Forty years of frosh

For 40 years, UCLA’s Higher Education Research Institute has surveyed the values and backgrounds of incoming college freshman. Inside Higher Ed summarizes the report on “The American Freshman” from 1966-2006.

College students come from wealthier families. Family is the number one priority for freshmen with financial success second and helping others in third.

More frosh are Asian-American and Latino; the percentage of blacks has declined to 10.5 percent from a high of 12.5 percent in 1980.

“About two-thirds of students today socialize with people of another race or ethnicity in high school,” the report notes. Researchers express concern about the majority of freshmen who don’t see promoting racial understanding as very important and the 19 percent who think most racial issues have been solved. (I’d guess that the ones who think race isn’t that important are the ones with friends of other races and ethnicities.)

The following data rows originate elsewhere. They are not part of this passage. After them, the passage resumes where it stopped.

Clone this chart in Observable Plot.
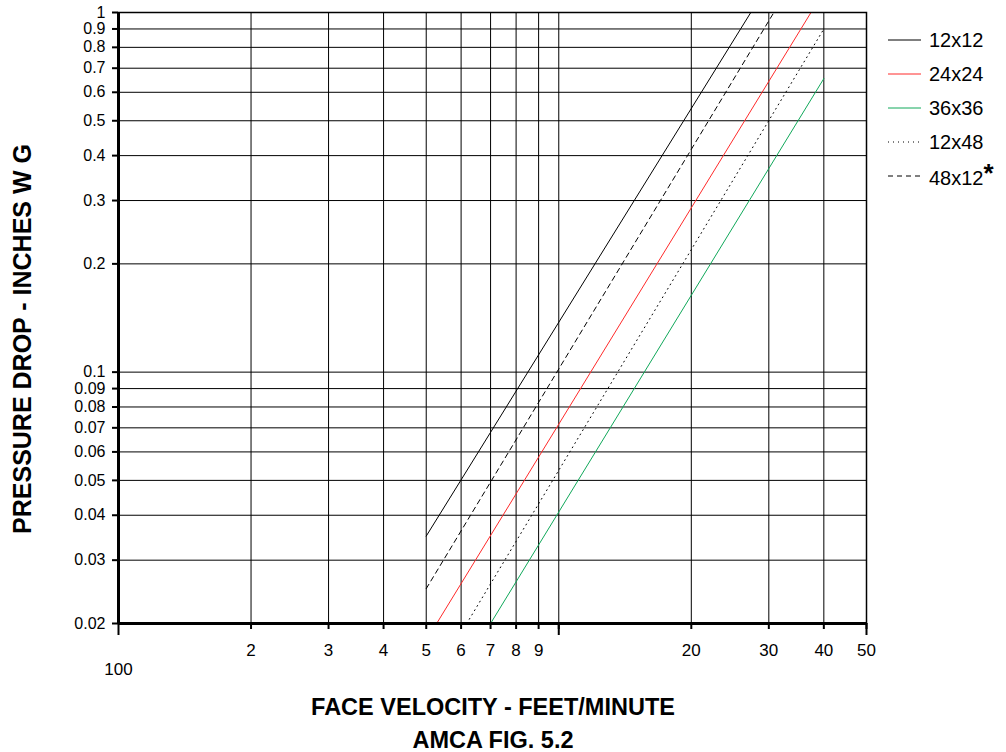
<!DOCTYPE html>
<html><head><meta charset="utf-8">
<script src="https://cdn.jsdelivr.net/npm/d3@7"></script>
<script src="https://cdn.jsdelivr.net/npm/@observablehq/plot@0.6"></script>
<style>
body{margin:0;background:#fff;font-family:"Liberation Sans",Arial,sans-serif;}
#wrap{position:relative;width:1006px;height:752px;}
#legend{position:absolute;left:888px;top:23px;font-size:20px;color:#000;}
.row{display:flex;align-items:center;height:34px;}
.row svg{width:34px;height:10px;margin-right:7px;overflow:visible}
.title{position:absolute;left:0;width:986px;text-align:center;font-weight:bold;font-size:23.5px;}
</style></head>
<body>
<div id="wrap">
<div id="chart"></div>
<div id="legend"></div>
<div class="title" style="top:694px">FACE VELOCITY - FEET/MINUTE</div>
<div class="title" style="top:727px">AMCA FIG. 5.2</div>
</div>
<script>
// ---- data ----
const sizes = ["12x12", "24x24", "36x36", "12x48", "48x12*"];
const velocityStart = [5, 5.28, 7, 6.18, 5];
const velocityEnd = [27.3, 37.4, 40, 40, 30.8];
const dropStart = [0.035, 0.02, 0.02, 0.02, 0.025];
const dropEnd = [1.0, 1.0, 0.655, 0.9, 1.0];

const xTicks = [2, 3, 4, 5, 6, 7, 8, 9, 10, 20, 30, 40, 50];
const xTickLabels = ["2", "3", "4", "5", "6", "7", "8", "9", "", "20", "30", "40", "50"];
const xOriginLabel = "100";
const yTicks = [0.02, 0.03, 0.04, 0.05, 0.06, 0.07, 0.08, 0.09, 0.1, 0.2, 0.3, 0.4, 0.5, 0.6, 0.7, 0.8, 0.9, 1];
const yTickLabels = ["0.02", "0.03", "0.04", "0.05", "0.06", "0.07", "0.08", "0.09", "0.1", "0.2", "0.3", "0.4", "0.5", "0.6", "0.7", "0.8", "0.9", "1"];

// ---- styles ----
const strokes = ["#000", "#ff2a2a", "#10a85a", "#000", "#000"];
const dashes = [null, null, null, "1,4", "5,4"];

const rows = sizes.flatMap((s, i) => [
  {name: s, v: velocityStart[i], p: dropStart[i]},
  {name: s, v: velocityEnd[i], p: dropEnd[i]}
]);

const chart = Plot.plot({
  width: 1006,
  height: 680,
  marginTop: 12,
  marginLeft: 118,
  marginRight: 140,
  marginBottom: 57,
  style: {fontFamily: '"Liberation Sans", Arial, sans-serif', background: "#fff", color: "#000"},
  x: {type: "log", domain: [1, 50]},
  y: {type: "log", domain: [0.02, 1]},
  marks: [
    Plot.ruleX(xTicks.filter(t => t < 50), {stroke: "#000", strokeWidth: 1}),
    Plot.ruleY(yTicks, {stroke: "#000", strokeWidth: 1}),
    ...sizes.map((s, i) => Plot.line(rows.filter(r => r.name === s), {
      x: "v", y: "p", stroke: strokes[i], strokeWidth: 1, strokeDasharray: dashes[i]
    })),
    Plot.frame({stroke: "#000", strokeWidth: 1.5}),
    Plot.ruleX([1], {stroke: "#000", strokeWidth: 3}),
    Plot.ruleY([0.02], {stroke: "#000", strokeWidth: 3}),
    Plot.axisX({ticks: xTicks, tickFormat: () => "", tickSize: 6, strokeWidth: 2, label: null}),
    Plot.axisX({ticks: [1, 10, 50], tickFormat: () => "", tickSize: 12, strokeWidth: 2, label: null}),
    Plot.axisY({ticks: yTicks, tickFormat: () => "", tickSize: 6, strokeWidth: 2, label: null}),
    Plot.text(xTicks, {x: d => d, frameAnchor: "bottom", lineAnchor: "middle", dy: 27, text: (d, i) => xTickLabels[i], fontSize: 17}),
    Plot.text([1], {x: d => d, frameAnchor: "bottom", lineAnchor: "middle", dy: 46, text: () => xOriginLabel, fontSize: 17}),
    Plot.text(yTicks, {y: d => d, frameAnchor: "left", textAnchor: "end", lineAnchor: "middle", dx: -13, text: (d, i) => yTickLabels[i], fontSize: 16}),
    Plot.text(["PRESSURE DROP - INCHES W G"], {frameAnchor: "left", textAnchor: "middle", lineAnchor: "middle", dx: -96, dy: 21, rotate: -90, fontWeight: "bold", fontSize: 25, text: d => d})
  ]
});
document.getElementById("chart").appendChild(chart);

// legend
const leg = document.getElementById("legend");
sizes.forEach((s, i) => {
  const row = document.createElement("div");
  row.className = "row";
  row.innerHTML = `<svg><line x1="0" x2="33" y1="5" y2="5" stroke="${strokes[i]}" stroke-width="1" ${dashes[i] ? `stroke-dasharray="${dashes[i]}"` : ""}/></svg><span>${s.replace("*", "<span style='font-size:26px;font-weight:bold;position:relative;top:-3px'>*</span>")}</span>`;
  leg.appendChild(row);
});
</script>
</body></html>
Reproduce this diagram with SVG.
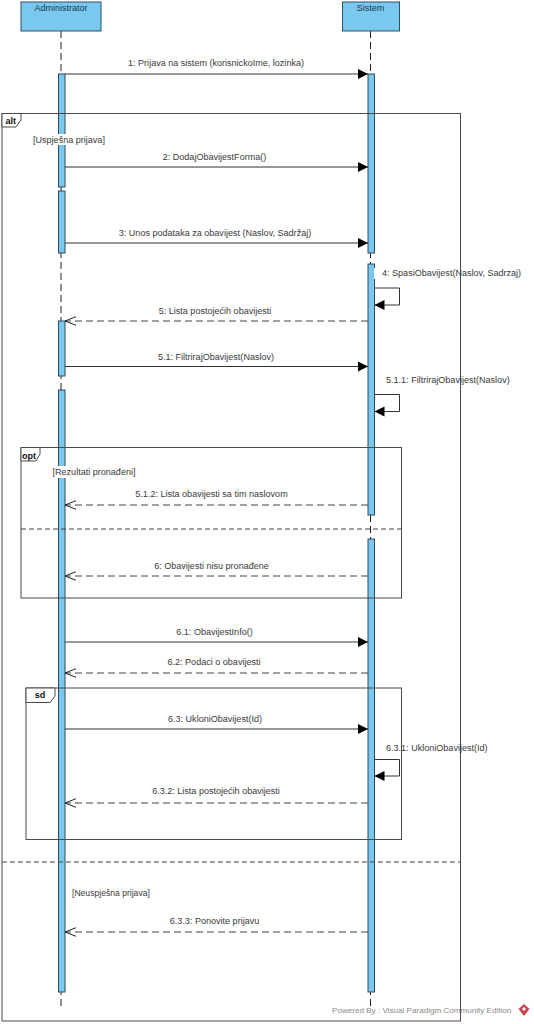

Students’ self-confidence in academic ability continues to soar, with 68.6 percent considering themselves “above average” or in the top 10 percent of their peer group. At the same time, grades are continuing to reinforce those beliefs. Inflation has intensified in the past 20 years, with 24.1 percent of students — a record — reporting an A- high-school average last year. Higher grades are also more likely with more AP and honors courses.

Fewer students say they’re moderates; more call themselves liberal or conservative. Fifty-five percent of conservative and far-right students and 28.5 percent of liberal and far-left students “believe that colleges have the right to ban extreme speakers.”